● **Job**: Repeat everything from the first line of the listing below through the line that contains "ctrl_x = [-10.0, -5.0]", exactly. Leave out pictures.

● **Dataset extract**:
▼▼▼

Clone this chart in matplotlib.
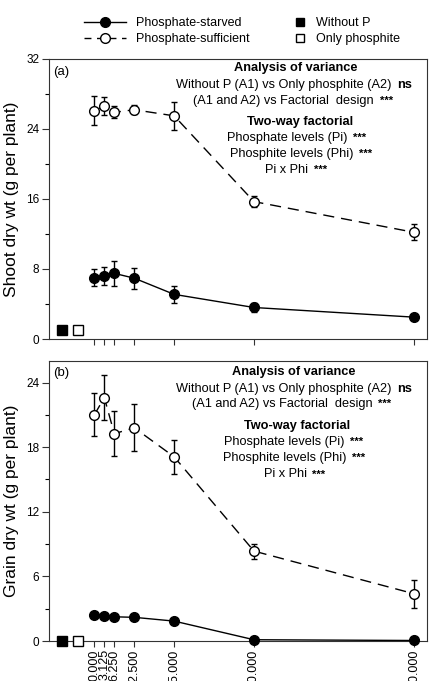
import matplotlib
matplotlib.use("Agg")
import matplotlib.pyplot as plt
from matplotlib.lines import Line2D
from matplotlib.ticker import MultipleLocator

plt.rcParams['font.family'] = ['Liberation Sans', 'DejaVu Sans']

# phosphite levels (x) and control treatments
phi_levels = [0.0, 3.125, 6.25, 12.5, 25.0, 50.0, 100.0]
ctrl_x = [-10.0, -5.0]

# shoot dry weight (g per plant)
shoot_starved = [7.0, 7.2, 7.5, 6.95, 5.1, 3.6, 2.5]
shoot_starved_err = [1.0, 1.0, 1.4, 1.2, 1.0, 0.5, 0.15]
shoot_suff = [26.1, 26.6, 25.9, 26.2, 25.5, 15.7, 12.2]
shoot_suff_err = [1.7, 1.0, 0.7, 0.5, 1.6, 0.6, 0.9]
shoot_ctrl = [1.05, 1.05]
shoot_ctrl_err = [0.1, 0.1]

# grain dry weight (g per plant)
grain_starved = [2.45, 2.35, 2.25, 2.2, 1.85, 0.12, 0.05]
grain_starved_err = [0.1, 0.1, 0.1, 0.15, 0.3, 0.05, 0.03]
grain_suff = [21.0, 22.6, 19.25, 19.8, 17.1, 8.35, 4.4]
grain_suff_err = [2.0, 2.1, 2.1, 2.2, 1.6, 0.7, 1.3]
grain_ctrl = [0.0, 0.0]

tick_labels = ['%.3f' % v for v in phi_levels]

fig = plt.figure(figsize=(4.33, 6.81), dpi=100)
ax_a = fig.add_axes([0.1132, 0.5022, 0.873, 0.4112])
ax_b = fig.add_axes([0.1132, 0.0587, 0.873, 0.4112])


def draw_panel(ax, starved, s_err, suff, f_err, ctrl, c_err):
    ax.errorbar(phi_levels, starved, yerr=s_err, fmt='-o', color='black', lw=1,
                ms=7, mfc='black', mec='black', capsize=2.5, elinewidth=1,
                capthick=1, clip_on=False, zorder=3)
    ax.errorbar(phi_levels, suff, yerr=f_err, fmt='o', color='black', lw=1,
                ms=7, mfc='white', mec='black', mew=1, capsize=2.5,
                elinewidth=1, capthick=1, clip_on=False, zorder=4)
    ax.plot(phi_levels, suff, color='black', lw=1, dashes=(8, 5), zorder=2)
    ax.errorbar(ctrl_x[0], ctrl[0], yerr=c_err[0] if c_err else None, fmt='s',
                color='black', ms=6.5, mfc='black', capsize=2.5, clip_on=False, zorder=4)
    ax.errorbar(ctrl_x[1], ctrl[1], yerr=c_err[1] if c_err else None, fmt='s',
                color='black', ms=6.5, mfc='white', mew=1, capsize=2.5,
                clip_on=False, zorder=4)
    ax.set_xlim(-14.2, 104.2)
    ax.set_xticks(phi_levels)
    for sp in ax.spines.values():
        sp.set_linewidth(0.8)
        sp.set_color('#333333')
    ax.tick_params(axis='both', direction='out', length=5, width=0.8,
                   labelsize=8.5, pad=2, color='#333333')
    ax.tick_params(axis='y', which='minor', direction='out', length=3, width=0.8)
    ax.tick_params(axis='x', length=4.5, pad=1.5, labelsize=9)


def anova_text(ax, pos):
    fs = 9.2
    ax.text(pos[0][0], pos[0][1], 'Analysis of variance', transform=ax.transAxes,
            ha='center', va='center', fontsize=fs, fontweight='bold')
    lines = [
        ('Without P (A1) vs Only phosphite (A2)', 'ns'),
        ('(A1 and A2) vs Factorial  design', '***'),
        (None, None),
        ('Phosphate levels (Pi)', '***'),
        ('Phosphite levels (Phi)', '***'),
        ('Pi x Phi', '***'),
    ]
    for (txt, suf), (x, y) in zip(lines, pos[1:]):
        if txt is None:
            ax.text(x, y, 'Two-way factorial', transform=ax.transAxes,
                    ha='center', va='center', fontsize=fs, fontweight='bold')
            continue
        t = ax.text(x, y, txt, transform=ax.transAxes, ha='right', va='center',
                    fontsize=fs)
        ax.annotate(suf, xy=(1, 0.5), xycoords=t, xytext=(4, 0),
                    textcoords='offset points', ha='left', va='center',
                    fontsize=fs if suf == 'ns' else 8, fontweight='bold')


draw_panel(ax_a, shoot_starved, shoot_starved_err, shoot_suff, shoot_suff_err,
           shoot_ctrl, shoot_ctrl_err)
ax_a.set_ylim(0, 32)
ax_a.yaxis.set_major_locator(MultipleLocator(8))
ax_a.yaxis.set_minor_locator(MultipleLocator(4))
ax_a.set_xticklabels([])
ax_a.set_ylabel('Shoot dry wt (g per plant)', fontsize=12.5, labelpad=5)
ax_a.text(0.012, 0.955, '(a)', transform=ax_a.transAxes, fontsize=9.5,
          ha='left', va='center')
anova_text(ax_a, [(0.652, 0.967), (0.905, 0.907), (0.860, 0.851),
                  (0.663, 0.776), (0.790, 0.718), (0.805, 0.661), (0.685, 0.604)])

draw_panel(ax_b, grain_starved, grain_starved_err, grain_suff, grain_suff_err,
           grain_ctrl, None)
ax_b.set_ylim(0, 26)
ax_b.yaxis.set_major_locator(MultipleLocator(6))
ax_b.yaxis.set_minor_locator(MultipleLocator(3))
ax_b.set_xticklabels(tick_labels, rotation=90)
ax_b.set_ylabel('Grain dry wt (g per plant)', fontsize=12.5, labelpad=5)
ax_b.text(0.012, 0.958, '(b)', transform=ax_b.transAxes, fontsize=9.5,
          ha='left', va='center')
anova_text(ax_b, [(0.648, 0.960), (0.905, 0.900), (0.855, 0.846),
                  (0.655, 0.768), (0.782, 0.712), (0.788, 0.655), (0.682, 0.595)])

# legends at the top
h_starved = Line2D([], [], color='black', lw=1, marker='o', ms=7, mfc='black')
h_suff = Line2D([], [], color='black', lw=1, marker='o', ms=7, mfc='white',
                dashes=(5, 4))
fig.legend([h_starved, h_suff], ['Phosphate-starved', 'Phosphate-sufficient'],
           loc='center left', bbox_to_anchor=(0.194, 1 - 31 / 681),
           frameon=False, fontsize=9, handlelength=3.36, handletextpad=0.8,
           labelspacing=0.3, borderpad=0, borderaxespad=0)
h_nop = Line2D([], [], color='black', ls='none', marker='s', ms=6, mfc='black')
h_phi = Line2D([], [], color='black', ls='none', marker='s', ms=6, mfc='white')
fig.legend([h_nop, h_phi], ['Without P', 'Only phosphite'],
           loc='center left', bbox_to_anchor=(0.678, 1 - 31 / 681),
           frameon=False, fontsize=9, handlelength=1.0, handletextpad=0.78,
           labelspacing=0.3, borderpad=0, borderaxespad=0)

fig.savefig('out.png', dpi=100)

▲▲▲

● **Answer to this problem**:
Clone this chart in matplotlib.
import matplotlib
matplotlib.use("Agg")
import matplotlib.pyplot as plt
from matplotlib.lines import Line2D
from matplotlib.ticker import MultipleLocator

plt.rcParams['font.family'] = ['Liberation Sans', 'DejaVu Sans']

# phosphite levels (x) and control treatments
phi_levels = [0.0, 3.125, 6.25, 12.5, 25.0, 50.0, 100.0]
ctrl_x = [-10.0, -5.0]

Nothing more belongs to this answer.